27 August 2006

2 year-itis

Freshly exhausted from a mini-vacation to New York City, I draped myself on the sofa, switched on James Bond in the background, and settled in to read my neglected email. Somewhere between my gmail and my yahoo account it struck me: two years seems to be the statute of limitation on your first post-collegiate job. Almost every mail shooting through cyberspace seems to bear news of a company change, an acceptance back to school, or a much yearned for interview. What is it that we (and I mean the collective, early twenties "we") are looking for? Are our expectations of the "real" world that far off the mark? Are our attention spans that short? Are we so undervalued or undertrained? Why are we able to commit to relationships, cities, and dreams, but not to our jobs?

I must admit to being a particularly early mover. I left my job in finance after a paltry 15 months and chose instead to backpack and scuba dive my time away before returning to school.
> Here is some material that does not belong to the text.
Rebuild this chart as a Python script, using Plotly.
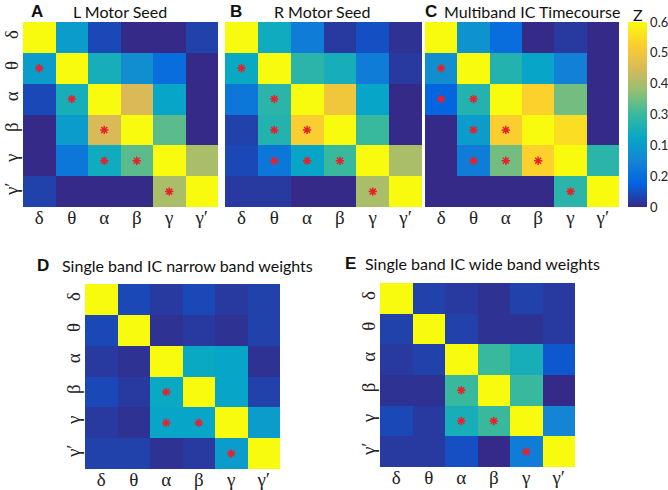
import plotly.graph_objects as go

bands = ["δ", "θ", "α", "β", "γ", "γ′"]

z_A = [
    [0.60, 0.20, 0.04, 0.00, 0.00, 0.03],
    [0.20, 0.60, 0.25, 0.17, 0.10, 0.00],
    [0.04, 0.25, 0.60, 0.45, 0.22, 0.00],
    [0.00, 0.20, 0.45, 0.60, 0.33, 0.00],
    [0.00, 0.12, 0.24, 0.33, 0.60, 0.40],
    [0.03, 0.00, 0.00, 0.00, 0.40, 0.60],
]
z_B = [
    [0.60, 0.24, 0.13, 0.02, 0.05, 0.01],
    [0.23, 0.60, 0.28, 0.25, 0.13, 0.02],
    [0.12, 0.28, 0.60, 0.50, 0.22, 0.00],
    [0.03, 0.27, 0.52, 0.60, 0.30, 0.00],
    [0.04, 0.12, 0.22, 0.30, 0.60, 0.40],
    [0.02, 0.02, 0.00, 0.00, 0.40, 0.60],
]
z_C = [
    [0.60, 0.18, 0.10, 0.00, 0.02, 0.00],
    [0.17, 0.60, 0.27, 0.22, 0.14, 0.00],
    [0.08, 0.27, 0.60, 0.53, 0.35, 0.00],
    [0.00, 0.20, 0.52, 0.60, 0.55, 0.00],
    [0.00, 0.13, 0.35, 0.53, 0.60, 0.28],
    [0.00, 0.00, 0.00, 0.00, 0.28, 0.60],
]
z_D = [
    [0.60, 0.04, 0.02, 0.04, 0.02, 0.03],
    [0.04, 0.60, 0.01, 0.02, 0.01, 0.03],
    [0.02, 0.01, 0.60, 0.23, 0.22, 0.01],
    [0.04, 0.02, 0.23, 0.60, 0.22, 0.03],
    [0.02, 0.01, 0.22, 0.22, 0.60, 0.20],
    [0.03, 0.03, 0.01, 0.02, 0.20, 0.60],
]
z_E = [
    [0.60, 0.03, 0.02, 0.01, 0.03, 0.02],
    [0.03, 0.60, 0.03, 0.01, 0.01, 0.02],
    [0.02, 0.03, 0.60, 0.30, 0.25, 0.06],
    [0.01, 0.01, 0.30, 0.60, 0.30, 0.00],
    [0.04, 0.02, 0.25, 0.30, 0.60, 0.15],
    [0.02, 0.02, 0.05, 0.00, 0.13, 0.60],
]

# significant cells: (row, col)
stars_A = [(1, 0), (2, 1), (3, 2), (4, 2), (4, 3), (5, 4)]
stars_B = [(1, 0), (2, 1), (3, 1), (3, 2), (4, 1), (4, 2), (4, 3), (5, 4)]
stars_C = [(1, 0), (2, 0), (2, 1), (3, 1), (3, 2), (4, 1), (4, 2), (4, 3), (5, 4)]
stars_D = [(3, 2), (4, 2), (4, 3), (5, 4)]
stars_E = [(3, 2), (4, 2), (4, 3), (5, 4)]

cbar_tickvals = [0, 0.1, 0.2, 0.3, 0.4, 0.5, 0.6]
cbar_ticktext = ["0", "0.2", "0.1", "0.3", "0.4", "0.5", "0.6"]

parula = [
    [0.0, "#352a87"], [0.125, "#0363e1"], [0.25, "#1485d4"], [0.375, "#06a7c6"],
    [0.5, "#38b99e"], [0.625, "#92bf73"], [0.75, "#d9ba56"], [0.875, "#fcce2e"],
    [1.0, "#f9fb0e"],
]

W, H = 668, 490
panels = [
    ("A", "L Motor Seed", z_A, stars_A, (23, 218, 22, 207), (37, 120, 12), True),
    ("B", "R Motor Seed", z_B, stars_B, (225, 422, 22, 207), (236, 322, 12), False),
    ("C", "Multiband IC Timecourse", z_C, stars_C, (425, 619, 22, 207), (431, 532, 12), False),
    ("D", "Single band IC narrow band weights", z_D, stars_D, (85, 280, 284, 469), (43, 187, 265), True),
    ("E", "Single band IC wide band weights", z_E, stars_E, (380, 575, 283, 467), (351, 482, 263), True),
]

fig = go.Figure()
annotations = []
idx = list(range(6))
for i, (lab, title, z, stars, box, tpos, ylab) in enumerate(panels):
    n = "" if i == 0 else str(i + 1)
    x0, x1, y0, y1 = box
    fig.add_trace(go.Heatmap(
        z=z, x=idx, y=idx, colorscale=parula, zmin=0, zmax=0.6,
        showscale=(i == 2), xaxis="x" + n, yaxis="y" + n,
        colorbar=dict(
            x=628 / W, xanchor="left", xpad=0, ypad=0, thickness=19, thicknessmode="pixels",
            len=185, lenmode="pixels", y=1 - 114.5 / H, yanchor="middle",
            outlinewidth=0, tickvals=cbar_tickvals, ticktext=cbar_ticktext,
            ticks="", ticklen=0, tickfont=dict(family="Lato", size=13, color="#222"),
        ),
    ))
    fig.add_trace(go.Scatter(
        x=[c for r, c in stars], y=[r for r, c in stars], mode="markers",
        marker=dict(symbol="asterisk-open", size=7, color="#e8202a",
                    line=dict(color="#e8202a", width=1.5)),
        xaxis="x" + n, yaxis="y" + n, showlegend=False, hoverinfo="skip",
    ))
    fig.update_layout(**{
        "xaxis" + n: dict(domain=[x0 / W, x1 / W], range=[-0.5, 5.5], tickvals=idx,
                          ticktext=bands, showgrid=False, zeroline=False, ticks="",
                          anchor="y" + n, automargin=False, ticklabelstandoff=-3,
                          tickfont=dict(family="Liberation Serif", size=19, color="#222")),
        "yaxis" + n: dict(domain=[1 - y1 / H, 1 - y0 / H], range=[5.5, -0.5], tickvals=idx,
                          ticktext=bands, showgrid=False, zeroline=False, ticks="",
                          anchor="x" + n, tickangle=-90, automargin=False,
                          showticklabels=ylab,
                          tickfont=dict(family="Liberation Serif", size=19, color="#222")),
    })
    annotations.append(dict(x=tpos[0] / W, y=1 - tpos[2] / H, xref="paper", yref="paper",
                            xanchor="center", yanchor="middle",
                            text="<b>" + lab + "</b>", showarrow=False,
                            font=dict(family="Liberation Sans", size=17, color="#111")))
    annotations.append(dict(x=tpos[1] / W, y=1 - tpos[2] / H, xref="paper", yref="paper",
                            xanchor="center", yanchor="middle",
                            text=title, showarrow=False,
                            font=dict(family="Lato", size=16, color="#111")))

annotations.append(dict(x=638 / W, y=1 - 14 / H, xref="paper", yref="paper", text="Z",
                        xanchor="center", yanchor="middle",
                        showarrow=False, font=dict(family="Lato", size=16, color="#111")))

fig.update_layout(width=W, height=H, margin=dict(l=0, r=0, t=0, b=0),
                  paper_bgcolor="white", plot_bgcolor="white",
                  annotations=annotations, showlegend=False)
fig.write_html("out.html", config={"displayModeBar": False},
               post_script="document.body.style.margin='0px';")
In retrospect, my expectations were horribly unrealistic. And yet, what I wanted was nothing particularly grand: to be respected for the work I did, and to feel engaged and active in the process. It is the second half that led me to quit so quickly. After four years of maxing out my brain, it was suddenly switched off and that was more depressing to me than a six day work week and a two and a half hour commute.
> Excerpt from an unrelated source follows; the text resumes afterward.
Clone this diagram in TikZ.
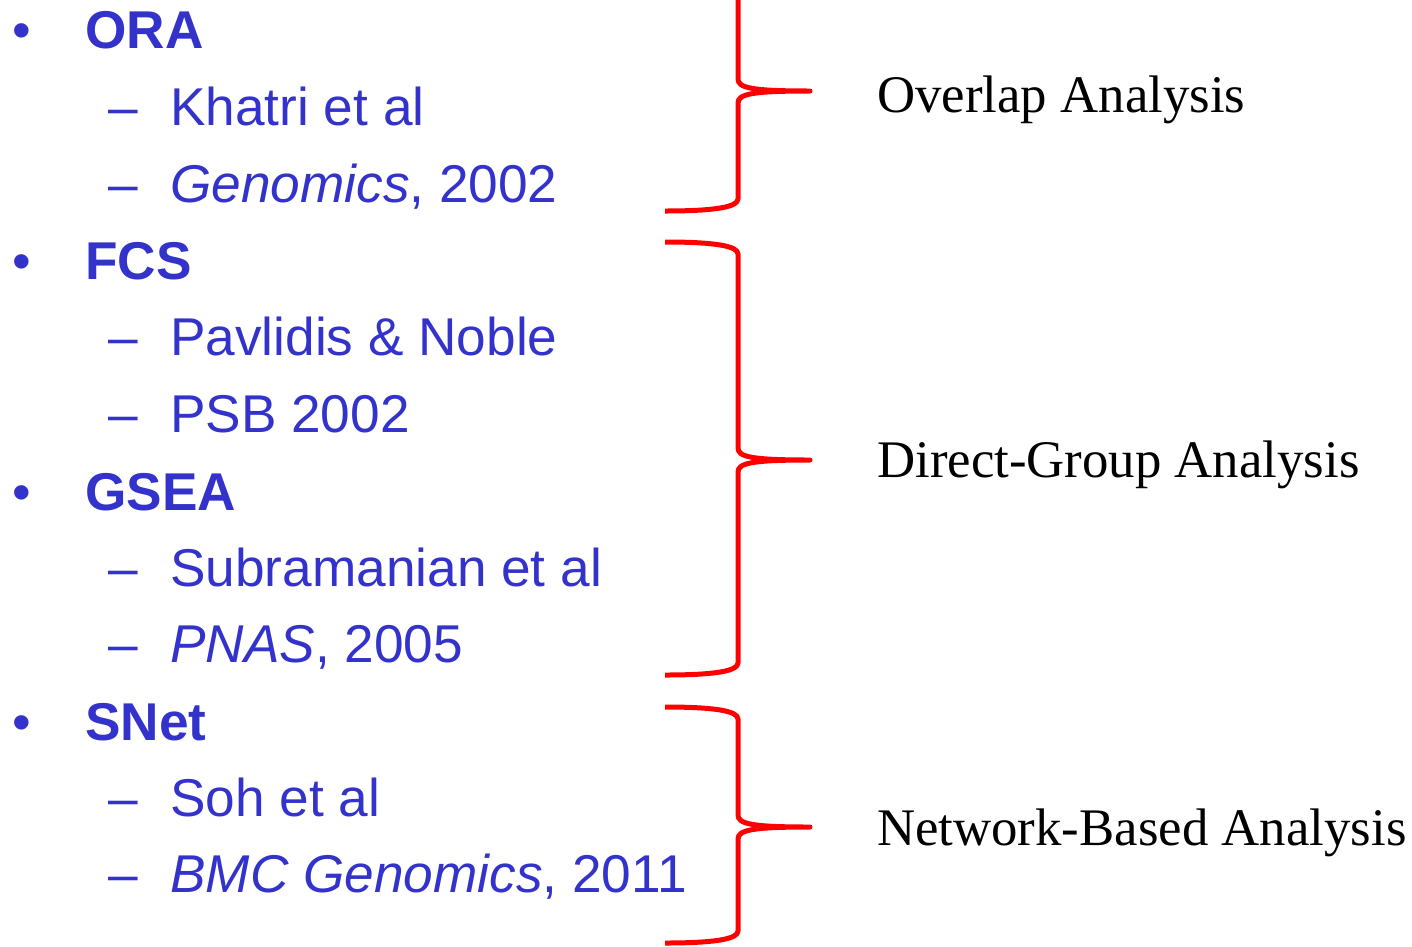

As a result, I've now committed to the field in which you are a permanent student: medicine. It also happens to be the longest road to travel. Law school is three years, an MBA is two. A PhD is five, but I will be 30 when I get my MD and will still have my residency before I can prescribe meds without a guarantor (so to speak). I sincerely hope that it's not commitment phobia that makes us all change our minds so soon after school because the last seven months have shown me that medicine is exactly what I want to do. I am thinner, happier, and dare I say it, even a little more grown up.

Interestingly, most of the other post-bacs here are concerned over their ability to become physicians. While I have my moments of doubt (especially about the MCATs), I far more concerned over my ability to follow through than to pass organic chemistry. My worst fear is not rejection from medical school, it's inability to commit to a path. To accept reality for what it is, rather than what I want it to be.